**Dataset section**
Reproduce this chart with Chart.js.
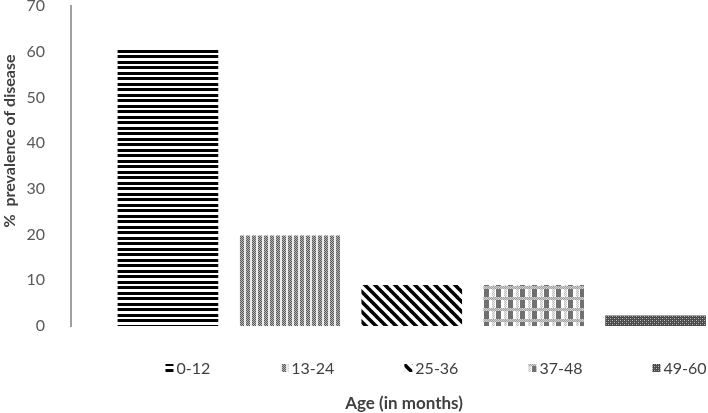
<!DOCTYPE html>
<html>
<head>
<meta charset="utf-8">
<script src="https://cdn.jsdelivr.net/npm/chart.js@4.4.1/dist/chart.umd.min.js"></script>
<style>
  html, body { margin: 0; padding: 0; background: #ffffff; }
  #wrap { width: 708px; height: 413px; }
</style>
</head>
<body>
<div id="wrap"><canvas id="c" width="708" height="413"></canvas></div>
<script>
// ---- data ----
const categories = ['0-12', '13-24', '25-36', '37-48', '49-60'];
const prevalence = [60.8, 19.7, 8.9, 8.9, 2.2];
const yTicks = [0, 10, 20, 30, 40, 50, 60, 70];
const yTitle = '%  prevalence of disease';
const xTitle = 'Age (in months)';

// ---- patterns ----
function makePattern(w, h, draw) {
  const c = document.createElement('canvas');
  c.width = w; c.height = h;
  const g = c.getContext('2d');
  g.fillStyle = '#ffffff';
  g.fillRect(0, 0, w, h);
  draw(g, w, h);
  return g.createPattern(c, 'repeat');
}
const patterns = [
  // horizontal stripes
  makePattern(1, 11, g => {
    g.fillStyle = '#000';
    g.fillRect(0, 0, 1, 3);
    g.fillRect(0, 6, 1, 3);
  }),
  // dotted vertical columns
  makePattern(6, 2, g => {
    g.fillStyle = '#ececec';
    g.fillRect(0, 0, 6, 2);
    g.fillStyle = '#5a5a5a';
    [0, 2].forEach(x => g.fillRect(x, 0, 1, 1));
    [1, 3].forEach(x => g.fillRect(x, 1, 1, 1));
    g.fillStyle = '#b4b4b4';
    [1, 3].forEach(x => g.fillRect(x, 0, 1, 1));
    [0, 2].forEach(x => g.fillRect(x, 1, 1, 1));
  }),
  // diagonal stripes "\"
  makePattern(10, 10, g => {
    g.strokeStyle = '#000';
    g.lineWidth = 3.6;
    for (let k = -1; k <= 1; k++) {
      g.beginPath();
      g.moveTo(-2, -2 + 10 * k);
      g.lineTo(12, 12 + 10 * k);
      g.stroke();
    }
  }),
  // plaid
  makePattern(12, 11, g => {
    for (let y = 0; y < 3; y++) for (let x = 0; x < 12; x++) {
      g.fillStyle = (x + y) % 2 ? '#a0a0a0' : '#d0d0d0';
      g.fillRect(x, y, 1, 1);
    }
    for (let y = 3; y < 11; y++) for (let x = 0; x < 3; x++) {
      g.fillStyle = (x + y) % 2 ? '#c0c0c0' : '#eeeeee';
      g.fillRect(x, y, 1, 1);
    }
    g.fillStyle = '#707070';
    g.fillRect(4, 3, 5, 8);
  }),
  // dark with light dots
  makePattern(4, 4, g => {
    g.fillStyle = '#4a4a4a';
    g.fillRect(0, 0, 4, 4);
    g.fillStyle = '#bdbdbd';
    g.fillRect(0, 0, 1, 1);
    g.fillRect(2, 2, 1, 1);
    g.fillStyle = '#7a7a7a';
    g.fillRect(2, 0, 1, 1);
    g.fillRect(0, 2, 1, 1);
  })
];

const datasets = categories.map((label, i) => ({
  label,
  data: [{ x: i + 1, y: prevalence[i] }],
  backgroundColor: patterns[i],
  borderWidth: 0
}));

const FONT = 'Lato, "Open Sans", "DejaVu Sans", sans-serif';

// titles + legend drawn in canvas
const annotations = {
  id: 'annotations',
  afterDraw(chart) {
    const ctx = chart.ctx;
    ctx.save();
    // y title
    ctx.fillStyle = '#404040';
    ctx.font = 'bold 16px ' + FONT;
    ctx.textAlign = 'center';
    ctx.textBaseline = 'middle';
    ctx.save();
    ctx.translate(10, 141);
    ctx.rotate(-Math.PI / 2);
    ctx.fillText(yTitle, 0, 0);
    ctx.restore();
    // x title
    ctx.font = 'bold 17px ' + FONT;
    ctx.textBaseline = 'alphabetic';
    ctx.fillText(xTitle, 404, 409);
    // legend
    ctx.font = '16px ' + FONT;
    ctx.textAlign = 'left';
    const box = 8, textGap = 3, gap = 70;
    const widths = chart.data.datasets.map(d => box + textGap + ctx.measureText(d.label).width);
    const total = widths.reduce((a, b) => a + b, 0) + gap * (widths.length - 1);
    let x = 436 - total / 2;
    chart.data.datasets.forEach((d, i) => {
      ctx.fillStyle = d.backgroundColor;
      ctx.fillRect(x, 364, box, box);
      ctx.fillStyle = '#404040';
      ctx.fillText(d.label, x + box + textGap, 374);
      x += widths[i] + gap;
    });
    ctx.restore();
  }
};

new Chart(document.getElementById('c'), {
  type: 'bar',
  data: { datasets },
  options: {
    responsive: false,
    animation: false,
    layout: { padding: { left: 0, right: 0, top: 0, bottom: 87 } },
    datasets: { bar: { grouped: false, barThickness: 100 } },
    plugins: { legend: { display: false }, tooltip: { enabled: false }, title: { display: false } },
    scales: {
      x: {
        type: 'linear',
        offset: false,
        bounds: 'data',
        min: 0.205,
        max: 5.43,
        grid: { display: false, offset: false },
        border: { display: false },
        ticks: { display: false },
        afterFit: s => { s.height = 0; s.paddingLeft = 0; s.paddingRight = 0; }
      },
      y: {
        min: yTicks[0],
        max: yTicks[yTicks.length - 1],
        afterBuildTicks: s => { s.ticks = yTicks.map(v => ({ value: v })); },
        ticks: { padding: 18, color: '#595959', font: { family: FONT, size: 16 } },
        grid: { display: false },
        border: { color: '#a0a0a0', width: 2 },
        afterFit: s => { s.width = 71; s.paddingTop = 6; s.paddingBottom = 0; }
      }
    }
  },
  plugins: [annotations]
});
</script>
</body>
</html>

**Short exercise**
From the first line above to the line containing "const xTitle = 'Age (in months)';", repeat each line exactly. Pictures stay out.

**Answer to the task**
Reproduce this chart with Chart.js.
<!DOCTYPE html>
<html>
<head>
<meta charset="utf-8">
<script src="https://cdn.jsdelivr.net/npm/chart.js@4.4.1/dist/chart.umd.min.js"></script>
<style>
  html, body { margin: 0; padding: 0; background: #ffffff; }
  #wrap { width: 708px; height: 413px; }
</style>
</head>
<body>
<div id="wrap"><canvas id="c" width="708" height="413"></canvas></div>
<script>
// ---- data ----
const categories = ['0-12', '13-24', '25-36', '37-48', '49-60'];
const prevalence = [60.8, 19.7, 8.9, 8.9, 2.2];
const yTicks = [0, 10, 20, 30, 40, 50, 60, 70];
const yTitle = '%  prevalence of disease';
const xTitle = 'Age (in months)';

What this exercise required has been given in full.